Wednesday, 26 March 2014

GO-GO YEAR OR STOP & GO YEAR 2014?

We are the anniversary of five years bull market. Fiesta. It means anything? Really not, it only means if we look at the rear mirror we have seen nice performances year by year. All five years were go-go years, meaning with smaller or bigger corrections the market came up steadily and closed in December on higher price than in January. That was the past. Look at now into the future and forget the rare mirror approach. 

There are many arguments why the market shows lower strength in Q1 2014 than was for instance last year. The market is not performing well in recently. Doing up and down movements with high volatility. So in our view we are expecting stop & go year which means close to zero performance on major US indices.



I wouldn’t say the market is pricey, I only say fair pricey and at this level the downside is getting more risky. The SP500 is currently trading at 16.7 times forward earnings estimates. In other words, investors are ready to pay 16.70$ for every dollar of corporate profit. That’s more expensive than the average price over the past century. In the .com bubble in 1999, at the end of bull market, the S&P 500 traded at an expensive 27 times forward earnings. So I wouldn’t say it is a bubble, just note it is in the middle, not cheap and not terrible expensive.
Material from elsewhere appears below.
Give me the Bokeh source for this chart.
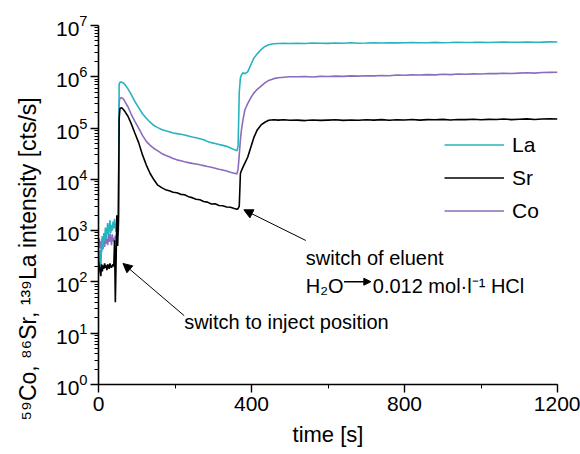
from bokeh.plotting import figure
from bokeh.models import (Range1d, SingleIntervalTicker, FixedTicker, Legend, LegendItem,
                          Label, Arrow, NormalHead, Title)
from bokeh.embed import file_html
from bokeh.resources import INLINE

# ---------------- data ----------------
time_s = [0, 2, 4, 6, 8, 10, 12, 14, 16, 18, 20, 22, 24, 26, 28, 30, 32, 34, 36, 38, 40, 42, 44, 46, 48, 50, 52,
          54, 56, 60, 65, 70, 77, 85, 95,
          105, 115, 125, 135, 145, 155, 165, 175, 185, 195, 205, 215, 225, 235, 245, 255, 265, 275, 285, 295,
          305, 315, 325, 335, 345, 355, 362,
          365, 368, 371, 374, 378, 383, 390, 398, 406, 415, 425, 435, 445, 458, 470, 485, 500,
          520, 540, 560, 580, 600, 620, 640, 660, 680, 700, 720, 740, 760, 780, 800, 820, 840, 860, 880, 900,
          920, 940, 960, 980, 1000, 1020, 1040, 1060, 1080, 1100, 1120, 1140, 1160, 1180, 1200]

la_cps = [300, 180, 420, 160, 520, 780, 430, 900, 620, 1150, 700, 980, 1400, 820, 1100, 1600, 900, 1300, 1000,
          1500, 1100, 1700, 1200, 950, 1500, 1050, 1800,
          7.2e5, 7.8e5, 7.9e5, 7.6e5, 6.9e5, 5.8e5, 4.6e5, 3.3e5,
          2.5e5, 1.9e5, 1.55e5, 1.3e5, 1.12e5, 1.02e5, 9.4e4, 8.9e4, 8.5e4, 8.0e4, 7.8e4, 7.6e4, 7.3e4, 7.0e4,
          6.7e4, 6.5e4, 6.2e4, 5.9e4, 5.5e4, 5.2e4, 5.0e4, 4.8e4, 4.6e4, 4.4e4, 4.1e4, 3.8e4, 3.6e4,
          4.5e4, 5.0e5, 9.5e5, 1.1e6, 1.2e6, 1.15e6, 1.25e6, 1.7e6, 2.3e6, 2.8e6, 3.4e6, 3.9e6, 4.2e6, 4.4e6,
          4.45e6, 4.5e6, 4.45e6,
          4.5e6, 4.45e6, 4.55e6, 4.5e6, 4.48e6, 4.55e6, 4.5e6, 4.6e6, 4.52e6, 4.55e6, 4.6e6, 4.55e6, 4.62e6,
          4.58e6, 4.6e6, 4.65e6, 4.6e6, 4.62e6, 4.68e6, 4.62e6, 4.65e6, 4.7e6, 4.65e6, 4.68e6, 4.72e6, 4.66e6,
          4.7e6, 4.74e6, 4.7e6, 4.72e6, 4.78e6, 4.72e6, 4.75e6, 4.8e6, 4.78e6]

sr_cps = [250, 200, 160, 130, 220, 160, 210, 180, 230, 190, 210, 170, 220, 200, 180, 230, 200, 190, 210, 220,
          200, 650, 40, 250, 2000, 500, 1500,
          1.5e5, 2.4e5, 2.5e5, 2.3e5, 2.05e5, 1.7e5, 1.25e5, 8.0e4,
          5.2e4, 3.0e4, 1.9e4, 1.3e4, 9.8e3, 7.7e3, 6.9e3, 6.3e3, 6.0e3, 5.6e3, 5.5e3, 5.1e3, 5.0e3, 4.6e3,
          4.4e3, 4.1e3, 4.0e3, 3.7e3, 3.6e3, 3.3e3, 3.35e3, 3.1e3, 3.05e3, 2.9e3, 2.85e3, 2.7e3, 2.6e3,
          2.7e3, 3.0e3, 1.3e4, 1.5e4, 1.75e4, 2.1e4, 2.7e4, 4.2e4, 6.5e4, 9.2e4, 1.15e5, 1.3e5, 1.42e5, 1.45e5,
          1.43e5, 1.45e5, 1.42e5,
          1.43e5, 1.4e5, 1.44e5, 1.41e5, 1.43e5, 1.45e5, 1.41e5, 1.44e5, 1.42e5, 1.45e5, 1.43e5, 1.46e5, 1.42e5,
          1.45e5, 1.44e5, 1.47e5, 1.43e5, 1.46e5, 1.45e5, 1.48e5, 1.44e5, 1.47e5, 1.46e5, 1.49e5, 1.45e5, 1.48e5,
          1.47e5, 1.5e5, 1.46e5, 1.49e5, 1.51e5, 1.47e5, 1.5e5, 1.52e5, 1.5e5]

co_cps = [500, 700, 450, 620, 380, 700, 520, 650, 480, 780, 560, 700, 520, 820, 600, 880, 700, 520, 850, 620,
          720, 560, 800, 700, 900, 800, 1000,
          3.2e5, 3.8e5, 3.9e5, 3.7e5, 3.2e5, 2.6e5, 1.9e5, 1.35e5,
          1.0e5, 7.2e4, 5.5e4, 4.6e4, 4.0e4, 3.6e4, 3.2e4, 2.95e4, 2.75e4, 2.55e4, 2.4e4, 2.3e4, 2.2e4, 2.12e4,
          2.05e4, 2.0e4, 1.92e4, 1.85e4, 1.78e4, 1.72e4, 1.65e4, 1.58e4, 1.52e4, 1.45e4, 1.38e4, 1.32e4, 1.28e4,
          1.6e4, 3.0e4, 6.0e4, 9.5e4, 1.5e5, 2.3e5, 3.0e5, 3.9e5, 4.8e5, 5.7e5, 6.6e5, 7.6e5, 8.5e5, 9.2e5,
          9.6e5, 9.8e5, 1.0e6,
          1.0e6, 1.01e6, 0.99e6, 1.02e6, 1.01e6, 1.03e6, 1.02e6, 1.04e6, 1.03e6, 1.05e6, 1.04e6, 1.06e6, 1.05e6,
          1.08e6, 1.07e6, 1.09e6, 1.08e6, 1.1e6, 1.09e6, 1.12e6, 1.1e6, 1.13e6, 1.12e6, 1.14e6, 1.13e6, 1.16e6,
          1.15e6, 1.17e6, 1.16e6, 1.18e6, 1.2e6, 1.18e6, 1.21e6, 1.22e6, 1.23e6]

series_names = ["La", "Sr", "Co"]
y_major_ticks = [1e0, 1e1, 1e2, 1e3, 1e4, 1e5, 1e6, 1e7]
x_label = "time [s]"
y_label = "\u2075\u2079Co, \u2078\u2076Sr, \u00b9\u00b3\u2079La intensity [cts/s]"

# ---------------- styling ----------------
FONT = "Liberation Sans"
LA_COLOR = "#27b4c0"
SR_COLOR = "#000000"
CO_COLOR = "#8a6dbd"

p = figure(width=580, height=454, output_backend="svg", toolbar_location=None,
           x_range=Range1d(0, 1200), y_range=Range1d(1, 1e7), y_axis_type="log",
           min_border_left=97, min_border_right=23, min_border_top=25, min_border_bottom=70)
p.outline_line_color = None
p.grid.visible = False
p.background_fill_color = "white"

r_co = p.line(time_s, co_cps, line_color=CO_COLOR, line_width=1.6)
r_la = p.line(time_s, la_cps, line_color=LA_COLOR, line_width=1.6)
r_sr = p.line(time_s, sr_cps, line_color=SR_COLOR, line_width=1.6)

# axes
p.xaxis.ticker = SingleIntervalTicker(interval=400, num_minor_ticks=2)
minor_y = [m * d for d in y_major_ticks[:-1] for m in range(2, 10)]
p.yaxis.ticker = FixedTicker(ticks=y_major_ticks, minor_ticks=minor_y)

for ax in (p.xaxis[0], p.yaxis[0]):
    ax.axis_line_width = 1.6
    ax.axis_line_color = "black"
    ax.major_tick_line_color = "black"
    ax.minor_tick_line_color = "black"
    ax.major_tick_line_width = 1.4
    ax.minor_tick_line_width = 1.0
    ax.major_tick_in = 0
    ax.major_tick_out = 8
    ax.minor_tick_in = 0
    ax.minor_tick_out = 4
    ax.major_label_text_font = FONT
    ax.major_label_text_font_size = "21px"
    ax.major_label_text_color = "black"
    ax.axis_label_text_font = FONT
    ax.axis_label_text_font_style = "normal"
    ax.axis_label_text_color = "black"
    ax.axis_label_text_font_size = "22px"

p.xaxis.axis_label = x_label
p.xaxis.major_label_standoff = 4
p.xaxis.axis_label_standoff = 8
p.yaxis.major_label_standoff = 3

# y-axis title as a side title (starts a little below the frame bottom, as in the original)
p.add_layout(Title(text=y_label, align="left", offset=-36, text_font=FONT,
                   text_font_size="23px", text_font_style="normal", text_color="black",
                   standoff=24), "left")

# legend
legend = Legend(items=[LegendItem(label=series_names[0], renderers=[r_la]),
                       LegendItem(label=series_names[1], renderers=[r_sr]),
                       LegendItem(label=series_names[2], renderers=[r_co])],
                location=(346, 161), background_fill_alpha=0, border_line_alpha=0,
                padding=0, margin=0, spacing=8, glyph_width=60, glyph_height=25,
                label_height=25, label_standoff=8, label_text_font=FONT,
                label_text_font_size="21px", label_text_color="black")
p.add_layout(legend)

# annotations
ANN = dict(text_font=FONT, text_font_size="20px", text_color="black",
           text_baseline="alphabetic", text_align="left")
p.add_layout(Label(x=224, y=16.9, text="switch to inject position", **ANN))
p.add_layout(Label(x=542, y=299, text="switch of eluent", **ANN))
p.add_layout(Label(x=542, y=81.5, text="H\u2082O", **ANN))
p.add_layout(Label(x=717, y=81.5, text="0.012 mol\u00b7l\u207b\u00b9 HCl", **ANN))

p.add_layout(Arrow(end=NormalHead(size=9, fill_color="black", line_color="black"),
                   x_start=224, y_start=22, x_end=64, y_end=229,
                   line_color="black", line_width=1))
p.add_layout(Arrow(end=NormalHead(size=9, fill_color="black", line_color="black"),
                   x_start=542, y_start=643, x_end=380, y_end=2547,
                   line_color="black", line_width=1))
p.add_layout(Arrow(end=NormalHead(size=7, fill_color="black", line_color="black"),
                   x_start=642, y_start=101, x_end=712, y_end=101,
                   line_color="black", line_width=1.4))

open("out.html", "w").write(file_html(p, INLINE))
We put bigger stake on European markets because they have 10-20% discount on P/E ratio and the emerging markets has at least 30% discount comparing the Wall Street. We are bargain hunters and don’t like to see above 20 P/L ratios and now that is the amount in US. We do prefer good bargain and undervalued markets which now seems to us the Europeans and Brasil or Turkish markets. There are many good set up points now around us.

The BFM Assets Team.

Tuesday, 25 March 2014

STOCKS DROP LIKE FLIES

On Monday it was a great sell off in all sectors again. The leading sectors are performing horrible and some defensive are doing better. The rotation just got started, which is not a good sign. The big picture doesn’t look good. The Nasdaq which usually needs to be the flagship did the worst performance yesterday with -1,20%. Biotech and internet stocks were the biggest losers. Out of the last 10 days the Nasdaq dropped 6 days. It is not a bullish market anymore.

  • Dow16,277 -26 0.16% 
  • Nasdaq 4,226 -51 1.19% 
  • S&P 500 1,857 -10 0.51%



Last Friday US markets made a bearish reversal day as prices opened higher and made a new high, then reversed to close lower. That was only a bull trap. Finally, it made a double top pattern which makes me Hmmmmm... Normally a day like that has some follow-through on the sell side and it happened yesterday. The outlook isn’t rosy.

The huge intraday volatility has occurred in the last couple of weeks, which means the market is pretty nervous, there is great fight between the bulls and bears. Plus the yo-yo up and down movements proves clearly the long side momentum has weakened pretty much in 2014. This year it is impossible to make more than 10% yield on SP500.

Now our expectation is that we will continue to the downside and anticipating some larger correction down to 1,700 territory.

The BFM Assets Team.

Monday, 24 March 2014

WHO ARE YOU? FOX OR HEDGEHOG?

The fox and the hedgehog is an ancient fable. Originally by Aesop was fox and cat, but in the anglo saxon’s heritage is more common as the fox and the hedgehog. The story is that how many tricks they have if the hunter comes with their dogs. The fox is so proud of the its many tricks and the hedgehog has only one simple trick. Finally, the hunter and the dogs appear and only the hedgehog survive with his simple trick and the fox dies because he is not able to use any of his tricks. The moral that in time of danger one trick proves more efficient than many options. The fox knows many things the hedgehog only knows one great thing and beats the fox.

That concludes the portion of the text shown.